FunctionMathIntegrateConservativeOde(FuncDouble, Double, Double, Double, Double, Double, Double) Method

Solves a conservative second order ordinary differential equation initial value problem.

Definition

Namespace: Meta.Numerics.Analysis
Assembly: Meta.Numerics (in Meta.Numerics.dll) Version: 4.2.0+6d77d64445f7d5d91b12e331399c4362ecb25333

C#

public static OdeResult IntegrateConservativeOde(
	Func<double, double, double> rhs,
	double x0,
	double y0,
	double yPrime0,
	double x1
)

VB

Public Shared Function IntegrateConservativeOde ( 
	rhs As Func(Of Double, Double, Double),
	x0 As Double,
	y0 As Double,
	yPrime0 As Double,
	x1 As Double
) As OdeResult

C++

public:
static OdeResult^ IntegrateConservativeOde(
	Func<double, double, double>^ rhs, 
	double x0, 
	double y0, 
	double yPrime0, 
	double x1
)

F#

static member IntegrateConservativeOde : 
        rhs : Func<float, float, float> * 
        x0 : float * 
        y0 : float * 
        yPrime0 : float * 
        x1 : float -> OdeResult

Parameters

rhs FuncDouble, Double, Double: The right hand side function.
x0 Double: The initial value of the independent variable.
y0 Double: The initial value of the function variable.
yPrime0 Double: The initial value of the function derivative.
x1 Double: The final value of the independent variable.

Return Value

OdeResult
The solution, including the final value of the function and its derivative.

Remarks

For information on integrating conservative ODEs, see IntegrateConservativeOde(FuncDouble, Double, Double, Double, Double, Double, Double, OdeSettings).
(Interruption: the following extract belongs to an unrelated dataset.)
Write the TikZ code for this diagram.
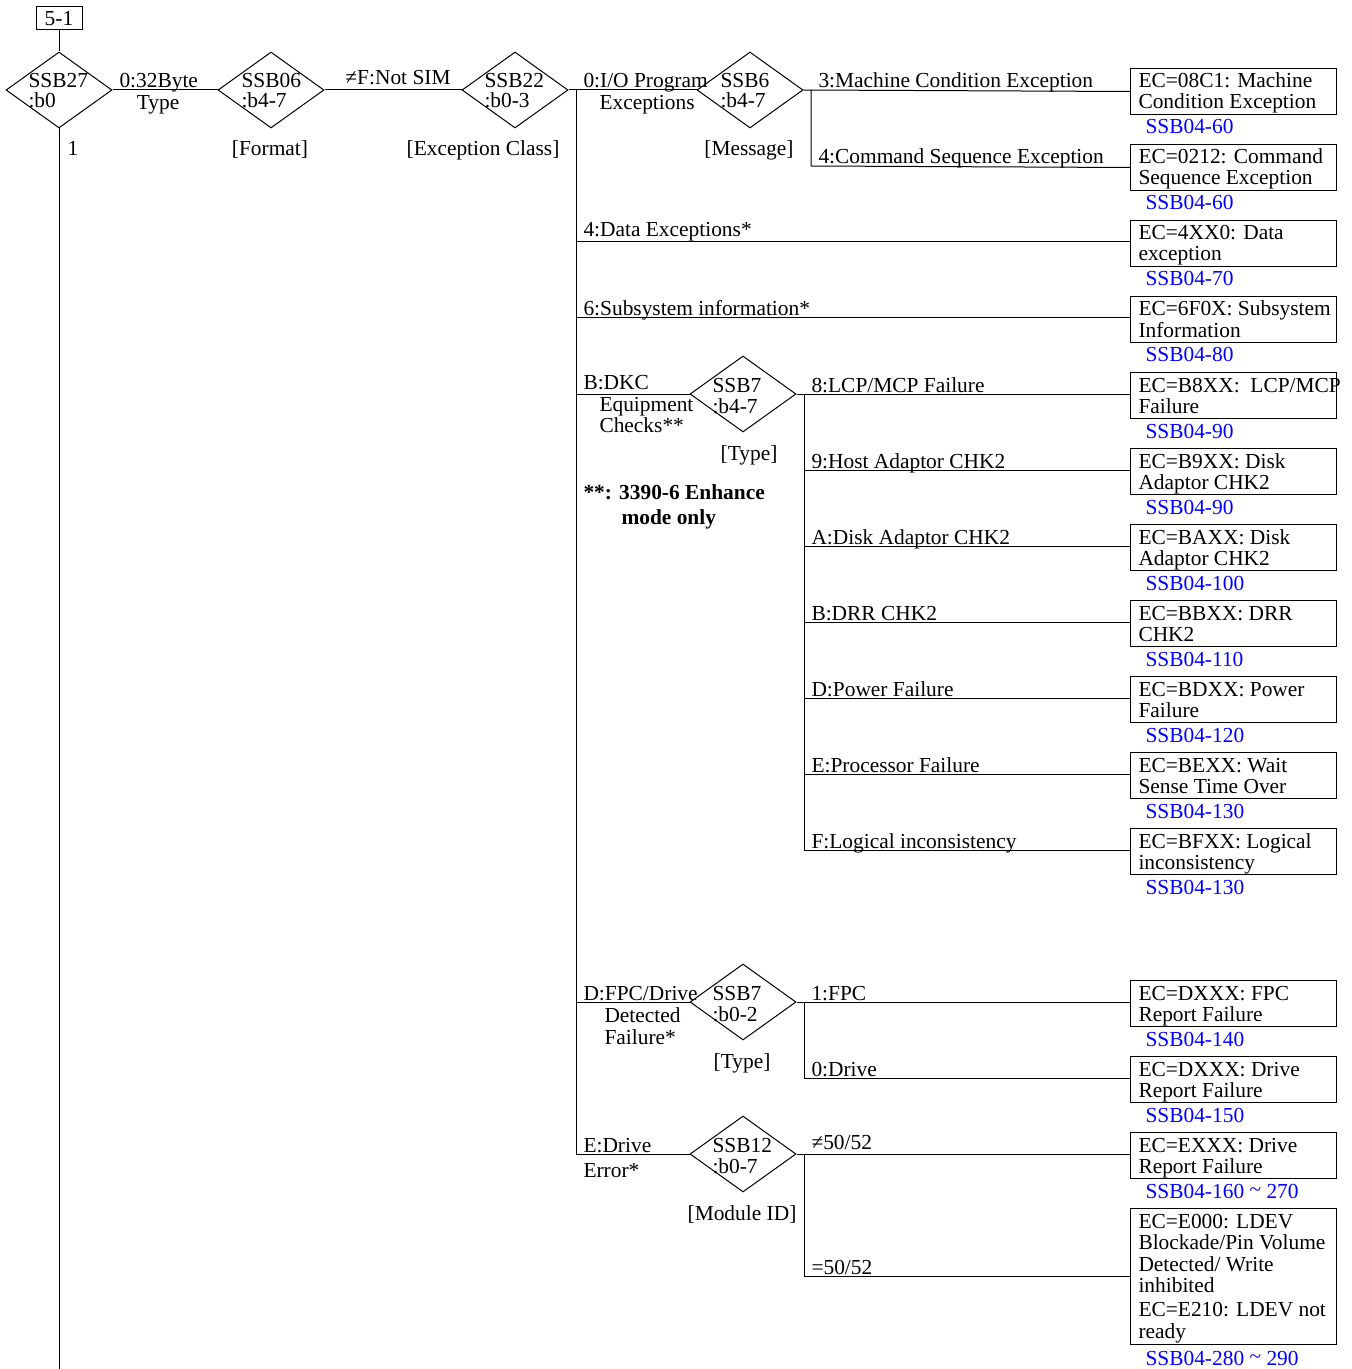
\documentclass[tikz,border=0pt]{standalone}
\usepackage{fontspec}
\setmainfont{Liberation Serif}
\usetikzlibrary{shapes.geometric}
\newcommand\ecbx[5]{%
  \node[ecbox] (#1) at (1130,#2) {};
  \node[lbl] (#1a) at (1138,#2+20) {#3};
  \node[lbl] (#1b) at (1138,#2+41) {#4};
  \node[ref] (#1r) at (1145,#2+66) {#5};}
\begin{document}
\begin{tikzpicture}[x=0.5pt,y=-0.5pt, line width=0.5pt,
  every node/.style={inner sep=0pt, font=\fontsize{10.7}{10.5}\selectfont},
  dia/.style={draw, diamond, minimum width=53pt, minimum height=38pt},
  ecbox/.style={draw, rectangle, anchor=north west, minimum width=103pt, minimum height=23pt},
  lbl/.style={anchor=base west},
  clbl/.style={anchor=base},
  ref/.style={anchor=base west, text=blue}]
\useasboundingbox (0,0) rectangle (1351,1369);

% start box
\node[draw, minimum width=23pt, minimum height=11.5pt] (start) at (59,18.5) {5-1};

% diamonds
\node[dia] (d27) at (59,90) {};
\node[lbl] at (28,88) {SSB27}; \node[lbl] at (28,108) {:b0};
\node[dia] (d06) at (271,90) {};
\node[lbl] at (241,88) {SSB06}; \node[lbl] at (241,108) {:b4-7};
\node[dia] (d22) at (515,90) {};
\node[lbl] at (484,88) {SSB22}; \node[lbl] at (484,108) {:b0-3};
\node[dia] (d6) at (750,90) {};
\node[lbl] at (720,88) {SSB6}; \node[lbl] at (720,108) {:b4-7};
\node[dia] (d7a) at (743,394) {};
\node[lbl] at (712,392) {SSB7}; \node[lbl] at (712,413) {:b4-7};
\node[dia] (d7b) at (743,1002) {};
\node[lbl] at (712,1000) {SSB7}; \node[lbl] at (712,1021) {:b0-2};
\node[dia] (d12) at (743,1154) {};
\node[lbl] at (712,1152) {SSB12}; \node[lbl] at (712,1173) {:b0-7};

% boxes
\ecbx{b1}{68}{EC=08C1: Machine}{Condition Exception}{SSB04-60}
\ecbx{b2}{144}{EC=0212: Command}{Sequence Exception}{SSB04-60}
\ecbx{b3}{220}{EC=4XX0: Data}{exception}{SSB04-70}
\ecbx{b4}{296}{EC=6F0X: Subsystem}{Information}{SSB04-80}
\ecbx{b5}{372}{EC=B8XX:\ \ LCP/MCP}{Failure}{SSB04-90}
\ecbx{b6}{448}{EC=B9XX: Disk}{Adaptor CHK2}{SSB04-90}
\ecbx{b7}{524}{EC=BAXX: Disk}{Adaptor CHK2}{SSB04-100}
\ecbx{b8}{600}{EC=BBXX: DRR}{CHK2}{SSB04-110}
\ecbx{b9}{676}{EC=BDXX: Power}{Failure}{SSB04-120}
\ecbx{b10}{752}{EC=BEXX: Wait}{Sense Time Over}{SSB04-130}
\ecbx{b11}{828}{EC=BFXX: Logical}{inconsistency}{SSB04-130}
\ecbx{b12}{980}{EC=DXXX: FPC}{Report Failure}{SSB04-140}
\ecbx{b13}{1056}{EC=DXXX: Drive}{Report Failure}{SSB04-150}
\ecbx{b14}{1132}{EC=EXXX: Drive}{Report Failure}{SSB04-160 {\raisebox{0.15ex}{\textasciitilde}} 270}
\node[draw, anchor=north west, minimum width=103pt, minimum height=68pt] (b15) at (1130,1208) {};
\node[lbl] at (1138,1228) {EC=E000: LDEV};
\node[lbl] at (1138,1249) {Blockade/Pin Volume};
\node[lbl] at (1138,1271) {Detected/ Write};
\node[lbl] at (1138,1292) {inhibited};
\node[lbl] at (1138,1316) {EC=E210: LDEV not};
\node[lbl] at (1138,1338) {ready};
\node[ref] at (1145,1365) {SSB04-280 {\raisebox{0.15ex}{\textasciitilde}} 290};

% coordinates
\coordinate (trTop) at (576,90);
\coordinate (trBot) at (576,1154);
\coordinate (t3) at (576,242);
\coordinate (t4) at (576,318);
\coordinate (t5) at (576,394);
\coordinate (t12) at (576,1002);
\coordinate (s6a) at (811,90);
\coordinate (s6b) at (811,166);
\coordinate (s7top) at (804,394);
\coordinate (s7bot) at (804,850);
\coordinate (sFtop) at (804,1002);
\coordinate (sFbot) at (804,1078);
\coordinate (sEtop) at (804,1154);
\coordinate (sEbot) at (804,1276);
\coordinate (bottom) at (59,1369);

% connectors
\draw (start) -- (d27.north);
\draw (d27.south) -- (bottom);
\draw (d27.east) -- (d06.west);
\draw (d06.east) -- (d22.west);
\draw (d22.east) -- (d6.west);
\draw (trTop) -- (trBot);
\draw (d6.east) -- (b1.west);
\draw (s6a) -- (s6b) -- (b2.west);
\draw (t3) -- (t3 -| b3.west);
\draw (t4) -- (t4 -| b4.west);
\draw (t5) -- (d7a.west);
\draw (d7a.east) -- (d7a.east -| b5.west);
\draw (s7top) -- (s7bot);
\foreach \b/\y in {b6/470,b7/546,b8/622,b9/698,b10/774,b11/850}
  \draw (804,\y) -- (\b.west |- 804,\y);
\draw (t12) -- (d7b.west);
\draw (d7b.east) -- (d7b.east -| b12.west);
\draw (sFtop) -- (sFbot) -- (sFbot -| b13.west);
\draw (trBot) -- (d12.west);
\draw (d12.east) -- (d12.east -| b14.west);
\draw (sEtop) -- (sEbot) -- (sEbot -| b15.west);

% labels
\node[lbl] at (119,88) {0:32Byte};
\node[clbl] at (158,110) {Type};
\node[lbl] at (67,156) {1};
\node[clbl] at (270,156) {[Format]};
\node[clbl] at (398,85) {≠F:Not SIM};
\node[clbl] at (483,156) {[Exception Class]};
\node[lbl] at (583,88) {0:I/O Program};
\node[lbl] at (599,110) {Exceptions};
\node[clbl] at (749,156) {[Message]};
\node[lbl] at (818,88) {3:Machine Condition Exception};
\node[lbl] at (818,164) {4:Command Sequence Exception};
\node[lbl] at (583,237) {4:Data Exceptions*};
\node[lbl] at (583,316) {6:Subsystem information*};
\node[lbl] at (583,389) {B:DKC};
\node[lbl] at (599,411) {Equipment};
\node[lbl] at (599,432) {Checks**};
\node[clbl] at (749,460) {[Type]};
\node[lbl, font=\fontsize{10.7}{10.5}\selectfont\bfseries] at (583,499) {**: 3390-6 Enhance};
\node[lbl, font=\fontsize{10.7}{10.5}\selectfont\bfseries] at (621,524) {mode only};
\node[lbl] at (811,392) {8:LCP/MCP Failure};
\node[lbl] at (811,468) {9:Host Adaptor CHK2};
\node[lbl] at (811,544) {A:Disk Adaptor CHK2};
\node[lbl] at (811,620) {B:DRR CHK2};
\node[lbl] at (811,696) {D:Power Failure};
\node[lbl] at (811,772) {E:Processor Failure};
\node[lbl] at (811,848) {F:Logical inconsistency};
\node[lbl] at (583,1000) {D:FPC/Drive};
\node[lbl] at (604,1022) {Detected};
\node[lbl] at (604,1044) {Failure*};
\node[clbl] at (742,1068) {[Type]};
\node[lbl] at (811,1000) {1:FPC};
\node[lbl] at (811,1076) {0:Drive};
\node[lbl] at (583,1152) {E:Drive};
\node[lbl] at (583,1177) {Error*};
\node[clbl] at (742,1220) {[Module ID]};
\node[lbl] at (811,1149) {≠50/52};
\node[lbl] at (811,1274) {=50/52};
\end{tikzpicture}
\end{document}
This overload uses default values for precision and evaluation budget. It targets a relative precision of about 10^-12 and an absolute precision of about 10^-24, with an evaluation budget of about 8000.

Exceptions

ArgumentNullException	The rhs is null.
NonconvergenceException	The ODE could not be integrated to the required precision before exhausting the maximum allowed number of rhs evaluations.